Male CD-1 mice (n=6 per group), 7-10 weeks old, are acclimated to the study room for a minimum of 3 days before dose administration in the studies. The test compounds are formulated in 1% N-methyl-2-pyrrolidone (NMP) and 1% Solutol in phosphate buffered saline (PBS) at 0.1 mg/mL clear solution and the dose volume was 10 mL/kg. The peripherally restricted FAAH inhibitor LL-650021 is formulated in 0.5% carboxymethyl cellulose in water at 0.1 mg/mL and the dose volume is 10 mL/kg. The concentrations of the formulation are determined to meet the acceptance criteria of within 20% of the target values.

The test compounds are administered to non-fasted mice at 1 mg/kg via subcutaneous (SC) injection or oral gavage (PO) with or without pretreatment of 1 mg/kg LL-650021 1 hour prior to test compound administration. At 1, 4, and 8 hours post-dose, the animals (n=2 per time point) are euthanized using CO2inhalation. A blood sample (0.3 mL) is collected from saphenous vein or other suitable site into pre-chilled K2EDTA tube and placed on wet ice and brain and liver are harvested. The blood samples are centrifuged at 3200 g, 4° C. for 10 minutes and the plasma samples are transferred into polypropylene tubes, quick frozen over dry ice and kept at −60° C. or lower until analysis. The tissues are washed with cold saline, wiped dry, weighed, and then homogenized in 15 mM PBS (pH 7.4):methanol=2:1 buffer at the ratio of 1:10 (1 g tissue with 10 mL buffer resulting in 11-fold dilution). The tissue homogenates are kept at −60° C. or lower until analysis.

Sample Extraction

The plasma and tissue homogenates are extracted by protein precipitation. An aliquot of 10-50 μL plasma or 40-50 μL tissue homogenates is protein precipitated by adding 200-800 μL acetonitrile containing internal standards (10 ng/mL LL-120001 and 100 ng/mL of celecoxib, dexamethasone, glyburide, labetalol, tolbutamide, and verapamil), vortex-mixed for 10 min at 800 rpm and centrifuged at 4000 rpm, 4° C. for 15 minutes. The supernatant is transferred to the 96-well plate and centrifuged at 4000 rpm, 4° C. for 5 minutes before injected for LC-MS/MS analysis, or 200 μL supernatant is transferred to the 96-well plate, evaporated to dryness under a stream of nitrogen at 25° C., reconstituted with 50 μL of 70% acetonitrile, vortex-mixed for 10 min at 800 rpm and centrifuged at 4000 rpm, 4° C. for 5 minutes before injected for LC-MS/MS analysis.

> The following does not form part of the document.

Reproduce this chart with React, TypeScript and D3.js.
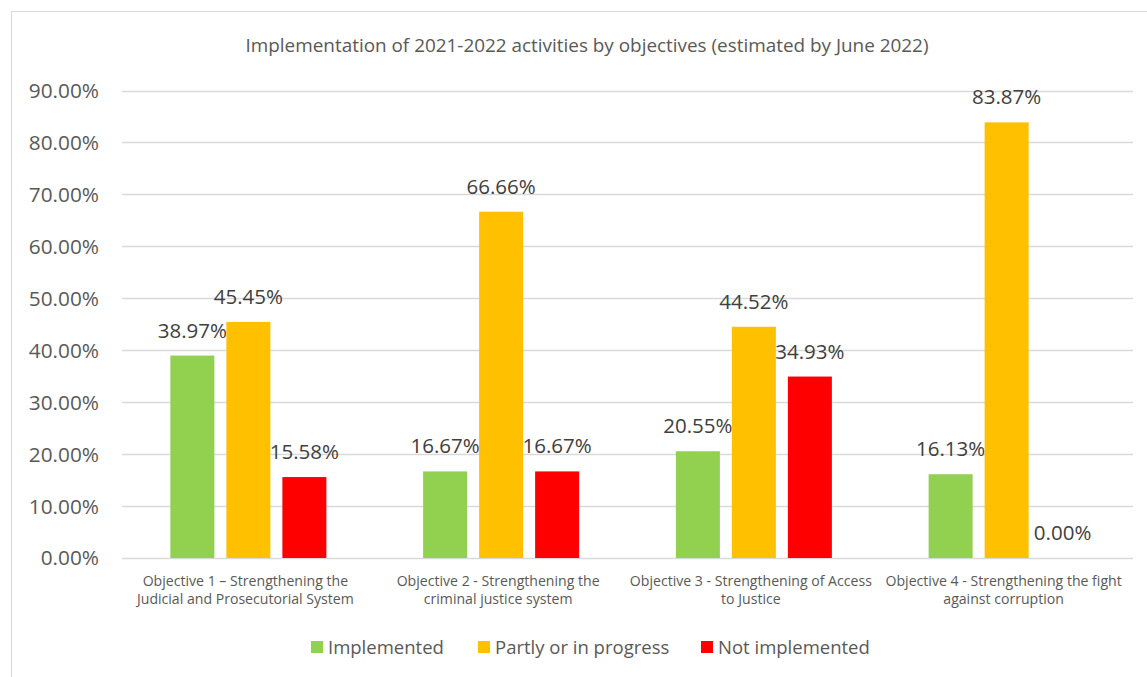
import React, { useEffect } from 'react';
import * as d3 from 'd3';

const title = 'Implementation of 2021-2022 activities by objectives (estimated by June 2022)';

const categories = [
  ['Objective 1 – Strengthening the', 'Judicial and Prosecutorial System'],
  ['Objective 2 - Strengthening the', 'criminal justice system'],
  ['Objective 3 - Strengthening of Access', 'to Justice'],
  ['Objective 4 - Strengthening the fight', 'against corruption'],
];

const seriesNames = ['Implemented', 'Partly or in progress', 'Not implemented'];
const seriesColors = ['#92D050', '#FFC000', '#FF0000'];

const implemented = [38.97, 16.67, 20.55, 16.13];
const partly = [45.45, 66.66, 44.52, 83.87];
const notImplemented = [15.58, 16.67, 34.93, 0.0];

const yTicks = [0, 10, 20, 30, 40, 50, 60, 70, 80, 90];

const W = 1147;
const H = 677;
const plot = { left: 122, right: 1133, top: 90.5, bottom: 558 };
const font = '"Open Sans", sans-serif';
const textColor = '#595959';

const App: React.FC = () => {
  useEffect(() => {
    document.body.style.margin = '0';
  }, []);

  const values = [implemented, partly, notImplemented];
  const keys = categories.map((c) => c.join(' '));

  const x = d3.scaleBand().domain(keys).range([plot.left, plot.right]);
  const inner = d3
    .scaleBand()
    .domain(seriesNames)
    .range([(x.bandwidth() - 168) / 2, (x.bandwidth() + 168) / 2])
    .paddingInner(12 / 56)
    .paddingOuter(6 / 56);
  const y = d3.scaleLinear().domain([0, 90]).range([plot.bottom, plot.top]);

  // legend layout
  const legendItems = [
    { x: 311, name: seriesNames[0] },
    { x: 478, name: seriesNames[1] },
    { x: 701, name: seriesNames[2] },
  ];

  return (
    <svg width={W} height={H} style={{ display: 'block', background: '#fff' }}>
      <rect x={11.5} y={11.5} width={1160} height={700} fill="#fff" stroke="#D9D9D9" />
      <text x={587} y={52} textAnchor="middle" fontFamily={font} fontSize={18.9} fill={textColor}>
        {title}
      </text>

      {yTicks.map((t) => (
        <g key={t}>
          <line
            x1={plot.left}
            x2={plot.right}
            y1={Math.round(y(t)) + 0.5}
            y2={Math.round(y(t)) + 0.5}
            stroke="#D9D9D9"
            strokeWidth={1.5}
          />
          <text
            x={99}
            y={y(t)}
            dy="0.36em"
            textAnchor="end"
            fontFamily={font}
            fontSize={20.8}
            fill={textColor}
          >
            {t.toFixed(2)}%
          </text>
        </g>
      ))}

      {keys.map((k, i) => (
        <g key={k} transform={`translate(${x(k)},0)`}>
          {seriesNames.map((s, j) => {
            const v = values[j][i];
            const bx = inner(s) as number;
            return (
              <g key={s}>
                {v > 0 && (
                  <rect
                    x={bx}
                    y={y(v)}
                    width={inner.bandwidth()}
                    height={y(0) - y(v)}
                    fill={seriesColors[j]}
                  />
                )}
                <text
                  x={bx + inner.bandwidth() / 2}
                  y={y(v) - 18}
                  textAnchor="middle"
                  fontFamily={font}
                  fontSize={20.5}
                  fill="#404040"
                >
                  {v.toFixed(2)}%
                </text>
              </g>
            );
          })}
          {categories[i].map((line, li) => (
            <text
              key={li}
              x={x.bandwidth() / 2 - 3}
              y={581 + li * 18.5}
              dy="0.35em"
              textAnchor="middle"
              fontFamily={font}
              fontSize={14.1}
              fill={textColor}
            >
              {line}
            </text>
          ))}
        </g>
      ))}

      {legendItems.map((item, j) => (
        <g key={item.name}>
          <rect x={item.x} y={641} width={12} height={12} fill={seriesColors[j]} />
          <text
            x={item.x + 17}
            y={647}
            dy="0.36em"
            fontFamily={font}
            fontSize={18.5}
            fill={textColor}
          >
            {item.name}
          </text>
        </g>
      ))}
    </svg>
  );
};

export default App;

Acquity Ultra Performance LC system from Waters is used for sample analysis. The separations are performed on a ACQUITY UPLC BEH C18 column (50×2.10 mm; 1.7 m) at 50° C. with a flow rate of 0.6 mL/min. Mobile phase A consists of 2 mM ammonium acetate in methanol:water 5:95 and mobile phase B consists of 2 mM ammonium acetate in acetonitrile:water 95:5. Chromatography uses a linear gradient starting at 2% mobile phase B, 2% to 90% mobile phase B over 2.6 minutes, maintained at 90% B wash for 0.2 minutes, and a re-equilibration at 2% B for 0.2 minutes. An aliquot of 2-9 μL sample is injected. The mass spectrometer (API-6500+, Applied Biosystems/MDS SCIEX Instruments, Framingham, MA, USA) is operated under ESI in positive ion or negative ion MRM mode.